Material:
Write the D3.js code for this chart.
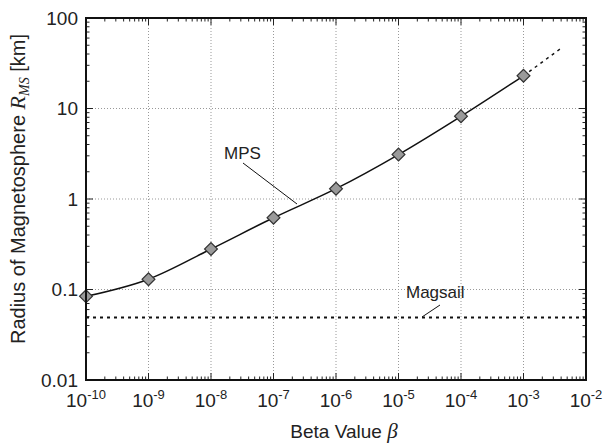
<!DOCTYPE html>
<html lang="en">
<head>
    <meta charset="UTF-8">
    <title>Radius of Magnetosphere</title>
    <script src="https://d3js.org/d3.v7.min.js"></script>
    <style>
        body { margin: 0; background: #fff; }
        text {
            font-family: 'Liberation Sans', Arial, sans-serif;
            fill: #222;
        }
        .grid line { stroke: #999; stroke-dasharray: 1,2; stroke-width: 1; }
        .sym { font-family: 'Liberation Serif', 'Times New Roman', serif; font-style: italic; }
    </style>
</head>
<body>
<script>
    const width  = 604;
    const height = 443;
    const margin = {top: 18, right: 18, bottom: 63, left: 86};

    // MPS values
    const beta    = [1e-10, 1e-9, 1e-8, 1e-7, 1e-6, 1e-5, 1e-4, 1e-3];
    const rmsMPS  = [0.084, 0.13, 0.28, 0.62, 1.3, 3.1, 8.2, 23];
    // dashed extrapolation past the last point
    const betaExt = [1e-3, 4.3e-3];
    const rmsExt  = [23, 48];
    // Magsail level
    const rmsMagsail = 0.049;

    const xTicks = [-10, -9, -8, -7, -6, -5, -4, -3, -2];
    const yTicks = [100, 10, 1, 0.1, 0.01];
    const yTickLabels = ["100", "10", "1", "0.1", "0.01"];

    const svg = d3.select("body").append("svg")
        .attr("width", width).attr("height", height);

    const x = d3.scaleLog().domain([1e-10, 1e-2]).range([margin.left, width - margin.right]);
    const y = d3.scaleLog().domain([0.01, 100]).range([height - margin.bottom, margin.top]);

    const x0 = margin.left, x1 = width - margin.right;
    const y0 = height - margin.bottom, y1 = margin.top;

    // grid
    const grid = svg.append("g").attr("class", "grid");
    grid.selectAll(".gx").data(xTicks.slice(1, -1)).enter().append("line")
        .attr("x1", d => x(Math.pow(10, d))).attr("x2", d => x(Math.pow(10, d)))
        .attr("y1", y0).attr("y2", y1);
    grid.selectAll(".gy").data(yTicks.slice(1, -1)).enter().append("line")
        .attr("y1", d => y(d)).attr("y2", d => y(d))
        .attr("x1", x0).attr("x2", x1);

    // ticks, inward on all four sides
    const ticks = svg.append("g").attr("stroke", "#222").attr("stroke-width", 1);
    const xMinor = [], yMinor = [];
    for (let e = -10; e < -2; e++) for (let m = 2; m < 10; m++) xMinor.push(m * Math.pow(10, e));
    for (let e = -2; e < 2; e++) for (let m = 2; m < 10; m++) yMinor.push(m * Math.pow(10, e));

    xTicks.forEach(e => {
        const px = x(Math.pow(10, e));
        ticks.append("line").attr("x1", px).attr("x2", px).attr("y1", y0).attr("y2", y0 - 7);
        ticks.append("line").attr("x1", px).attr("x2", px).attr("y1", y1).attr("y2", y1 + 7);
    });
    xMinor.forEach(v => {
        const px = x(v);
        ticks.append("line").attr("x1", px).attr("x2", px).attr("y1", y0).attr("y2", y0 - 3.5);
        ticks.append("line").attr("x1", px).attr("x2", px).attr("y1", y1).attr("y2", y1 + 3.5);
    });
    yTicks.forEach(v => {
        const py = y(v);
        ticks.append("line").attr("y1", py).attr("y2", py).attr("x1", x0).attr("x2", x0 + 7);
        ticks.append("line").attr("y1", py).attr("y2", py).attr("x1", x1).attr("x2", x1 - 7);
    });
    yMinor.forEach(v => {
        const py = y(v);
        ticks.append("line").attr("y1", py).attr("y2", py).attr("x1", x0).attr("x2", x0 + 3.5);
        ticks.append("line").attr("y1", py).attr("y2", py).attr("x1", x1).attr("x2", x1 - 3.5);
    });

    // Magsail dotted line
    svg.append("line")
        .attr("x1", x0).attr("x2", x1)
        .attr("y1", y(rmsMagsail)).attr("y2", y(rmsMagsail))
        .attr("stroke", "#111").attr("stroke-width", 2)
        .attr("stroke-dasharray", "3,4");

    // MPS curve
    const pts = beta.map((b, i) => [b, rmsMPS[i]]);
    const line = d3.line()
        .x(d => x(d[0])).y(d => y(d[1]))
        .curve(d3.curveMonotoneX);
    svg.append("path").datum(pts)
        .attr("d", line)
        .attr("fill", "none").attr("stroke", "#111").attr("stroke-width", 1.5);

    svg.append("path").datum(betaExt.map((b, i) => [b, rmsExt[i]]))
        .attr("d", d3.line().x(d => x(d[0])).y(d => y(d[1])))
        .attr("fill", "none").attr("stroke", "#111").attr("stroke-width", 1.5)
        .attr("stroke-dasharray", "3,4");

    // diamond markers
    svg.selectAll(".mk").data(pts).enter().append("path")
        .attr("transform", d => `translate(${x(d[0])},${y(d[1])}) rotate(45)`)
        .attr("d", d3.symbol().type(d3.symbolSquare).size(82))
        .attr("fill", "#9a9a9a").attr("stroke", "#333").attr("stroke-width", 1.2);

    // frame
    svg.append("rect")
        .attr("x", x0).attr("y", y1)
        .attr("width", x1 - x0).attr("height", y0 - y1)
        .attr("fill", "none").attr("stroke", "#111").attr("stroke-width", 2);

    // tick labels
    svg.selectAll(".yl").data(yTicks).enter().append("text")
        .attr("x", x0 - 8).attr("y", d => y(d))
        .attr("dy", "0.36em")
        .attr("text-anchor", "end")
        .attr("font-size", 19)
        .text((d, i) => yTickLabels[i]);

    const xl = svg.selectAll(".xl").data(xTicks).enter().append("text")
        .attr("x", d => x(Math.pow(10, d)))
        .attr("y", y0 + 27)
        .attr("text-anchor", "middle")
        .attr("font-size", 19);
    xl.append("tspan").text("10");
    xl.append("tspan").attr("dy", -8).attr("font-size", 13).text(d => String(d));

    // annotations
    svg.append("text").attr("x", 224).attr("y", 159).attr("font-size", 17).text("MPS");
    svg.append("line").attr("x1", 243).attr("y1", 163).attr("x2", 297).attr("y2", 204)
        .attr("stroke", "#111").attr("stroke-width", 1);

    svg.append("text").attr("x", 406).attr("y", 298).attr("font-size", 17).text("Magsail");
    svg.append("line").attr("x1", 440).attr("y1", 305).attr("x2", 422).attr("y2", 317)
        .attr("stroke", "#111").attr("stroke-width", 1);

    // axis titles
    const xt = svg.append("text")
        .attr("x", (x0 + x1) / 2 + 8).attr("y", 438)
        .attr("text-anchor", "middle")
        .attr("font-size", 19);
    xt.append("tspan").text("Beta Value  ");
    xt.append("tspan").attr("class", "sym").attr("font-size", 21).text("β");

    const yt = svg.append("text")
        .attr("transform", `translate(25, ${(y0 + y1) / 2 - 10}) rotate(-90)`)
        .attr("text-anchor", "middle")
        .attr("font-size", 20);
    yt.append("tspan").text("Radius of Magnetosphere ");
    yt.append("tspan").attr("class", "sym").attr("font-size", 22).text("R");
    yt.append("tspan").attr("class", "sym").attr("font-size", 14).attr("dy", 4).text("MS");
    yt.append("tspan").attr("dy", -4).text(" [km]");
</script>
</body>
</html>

What is expected: Repeat the listing in full and exactly. Leave any pictures out.

Task output:
Write the D3.js code for this chart.
<!DOCTYPE html>
<html lang="en">
<head>
    <meta charset="UTF-8">
    <title>Radius of Magnetosphere</title>
    <script src="https://d3js.org/d3.v7.min.js"></script>
    <style>
        body { margin: 0; background: #fff; }
        text {
            font-family: 'Liberation Sans', Arial, sans-serif;
            fill: #222;
        }
        .grid line { stroke: #999; stroke-dasharray: 1,2; stroke-width: 1; }
        .sym { font-family: 'Liberation Serif', 'Times New Roman', serif; font-style: italic; }
    </style>
</head>
<body>
<script>
    const width  = 604;
    const height = 443;
    const margin = {top: 18, right: 18, bottom: 63, left: 86};

    // MPS values
    const beta    = [1e-10, 1e-9, 1e-8, 1e-7, 1e-6, 1e-5, 1e-4, 1e-3];
    const rmsMPS  = [0.084, 0.13, 0.28, 0.62, 1.3, 3.1, 8.2, 23];
    // dashed extrapolation past the last point
    const betaExt = [1e-3, 4.3e-3];
    const rmsExt  = [23, 48];
    // Magsail level
    const rmsMagsail = 0.049;

    const xTicks = [-10, -9, -8, -7, -6, -5, -4, -3, -2];
    const yTicks = [100, 10, 1, 0.1, 0.01];
    const yTickLabels = ["100", "10", "1", "0.1", "0.01"];

    const svg = d3.select("body").append("svg")
        .attr("width", width).attr("height", height);

    const x = d3.scaleLog().domain([1e-10, 1e-2]).range([margin.left, width - margin.right]);
    const y = d3.scaleLog().domain([0.01, 100]).range([height - margin.bottom, margin.top]);

    const x0 = margin.left, x1 = width - margin.right;
    const y0 = height - margin.bottom, y1 = margin.top;

    // grid
    const grid = svg.append("g").attr("class", "grid");
    grid.selectAll(".gx").data(xTicks.slice(1, -1)).enter().append("line")
        .attr("x1", d => x(Math.pow(10, d))).attr("x2", d => x(Math.pow(10, d)))
        .attr("y1", y0).attr("y2", y1);
    grid.selectAll(".gy").data(yTicks.slice(1, -1)).enter().append("line")
        .attr("y1", d => y(d)).attr("y2", d => y(d))
        .attr("x1", x0).attr("x2", x1);

    // ticks, inward on all four sides
    const ticks = svg.append("g").attr("stroke", "#222").attr("stroke-width", 1);
    const xMinor = [], yMinor = [];
    for (let e = -10; e < -2; e++) for (let m = 2; m < 10; m++) xMinor.push(m * Math.pow(10, e));
    for (let e = -2; e < 2; e++) for (let m = 2; m < 10; m++) yMinor.push(m * Math.pow(10, e));

    xTicks.forEach(e => {
        const px = x(Math.pow(10, e));
        ticks.append("line").attr("x1", px).attr("x2", px).attr("y1", y0).attr("y2", y0 - 7);
        ticks.append("line").attr("x1", px).attr("x2", px).attr("y1", y1).attr("y2", y1 + 7);
    });
    xMinor.forEach(v => {
        const px = x(v);
        ticks.append("line").attr("x1", px).attr("x2", px).attr("y1", y0).attr("y2", y0 - 3.5);
        ticks.append("line").attr("x1", px).attr("x2", px).attr("y1", y1).attr("y2", y1 + 3.5);
    });
    yTicks.forEach(v => {
        const py = y(v);
        ticks.append("line").attr("y1", py).attr("y2", py).attr("x1", x0).attr("x2", x0 + 7);
        ticks.append("line").attr("y1", py).attr("y2", py).attr("x1", x1).attr("x2", x1 - 7);
    });
    yMinor.forEach(v => {
        const py = y(v);
        ticks.append("line").attr("y1", py).attr("y2", py).attr("x1", x0).attr("x2", x0 + 3.5);
        ticks.append("line").attr("y1", py).attr("y2", py).attr("x1", x1).attr("x2", x1 - 3.5);
    });

    // Magsail dotted line
    svg.append("line")
        .attr("x1", x0).attr("x2", x1)
        .attr("y1", y(rmsMagsail)).attr("y2", y(rmsMagsail))
        .attr("stroke", "#111").attr("stroke-width", 2)
        .attr("stroke-dasharray", "3,4");

    // MPS curve
    const pts = beta.map((b, i) => [b, rmsMPS[i]]);
    const line = d3.line()
        .x(d => x(d[0])).y(d => y(d[1]))
        .curve(d3.curveMonotoneX);
    svg.append("path").datum(pts)
        .attr("d", line)
        .attr("fill", "none").attr("stroke", "#111").attr("stroke-width", 1.5);

    svg.append("path").datum(betaExt.map((b, i) => [b, rmsExt[i]]))
        .attr("d", d3.line().x(d => x(d[0])).y(d => y(d[1])))
        .attr("fill", "none").attr("stroke", "#111").attr("stroke-width", 1.5)
        .attr("stroke-dasharray", "3,4");

    // diamond markers
    svg.selectAll(".mk").data(pts).enter().append("path")
        .attr("transform", d => `translate(${x(d[0])},${y(d[1])}) rotate(45)`)
        .attr("d", d3.symbol().type(d3.symbolSquare).size(82))
        .attr("fill", "#9a9a9a").attr("stroke", "#333").attr("stroke-width", 1.2);

    // frame
    svg.append("rect")
        .attr("x", x0).attr("y", y1)
        .attr("width", x1 - x0).attr("height", y0 - y1)
        .attr("fill", "none").attr("stroke", "#111").attr("stroke-width", 2);

    // tick labels
    svg.selectAll(".yl").data(yTicks).enter().append("text")
        .attr("x", x0 - 8).attr("y", d => y(d))
        .attr("dy", "0.36em")
        .attr("text-anchor", "end")
        .attr("font-size", 19)
        .text((d, i) => yTickLabels[i]);

    const xl = svg.selectAll(".xl").data(xTicks).enter().append("text")
        .attr("x", d => x(Math.pow(10, d)))
        .attr("y", y0 + 27)
        .attr("text-anchor", "middle")
        .attr("font-size", 19);
    xl.append("tspan").text("10");
    xl.append("tspan").attr("dy", -8).attr("font-size", 13).text(d => String(d));

    // annotations
    svg.append("text").attr("x", 224).attr("y", 159).attr("font-size", 17).text("MPS");
    svg.append("line").attr("x1", 243).attr("y1", 163).attr("x2", 297).attr("y2", 204)
        .attr("stroke", "#111").attr("stroke-width", 1);

    svg.append("text").attr("x", 406).attr("y", 298).attr("font-size", 17).text("Magsail");
    svg.append("line").attr("x1", 440).attr("y1", 305).attr("x2", 422).attr("y2", 317)
        .attr("stroke", "#111").attr("stroke-width", 1);

    // axis titles
    const xt = svg.append("text")
        .attr("x", (x0 + x1) / 2 + 8).attr("y", 438)
        .attr("text-anchor", "middle")
        .attr("font-size", 19);
    xt.append("tspan").text("Beta Value  ");
    xt.append("tspan").attr("class", "sym").attr("font-size", 21).text("β");

    const yt = svg.append("text")
        .attr("transform", `translate(25, ${(y0 + y1) / 2 - 10}) rotate(-90)`)
        .attr("text-anchor", "middle")
        .attr("font-size", 20);
    yt.append("tspan").text("Radius of Magnetosphere ");
    yt.append("tspan").attr("class", "sym").attr("font-size", 22).text("R");
    yt.append("tspan").attr("class", "sym").attr("font-size", 14).attr("dy", 4).text("MS");
    yt.append("tspan").attr("dy", -4).text(" [km]");
</script>
</body>
</html>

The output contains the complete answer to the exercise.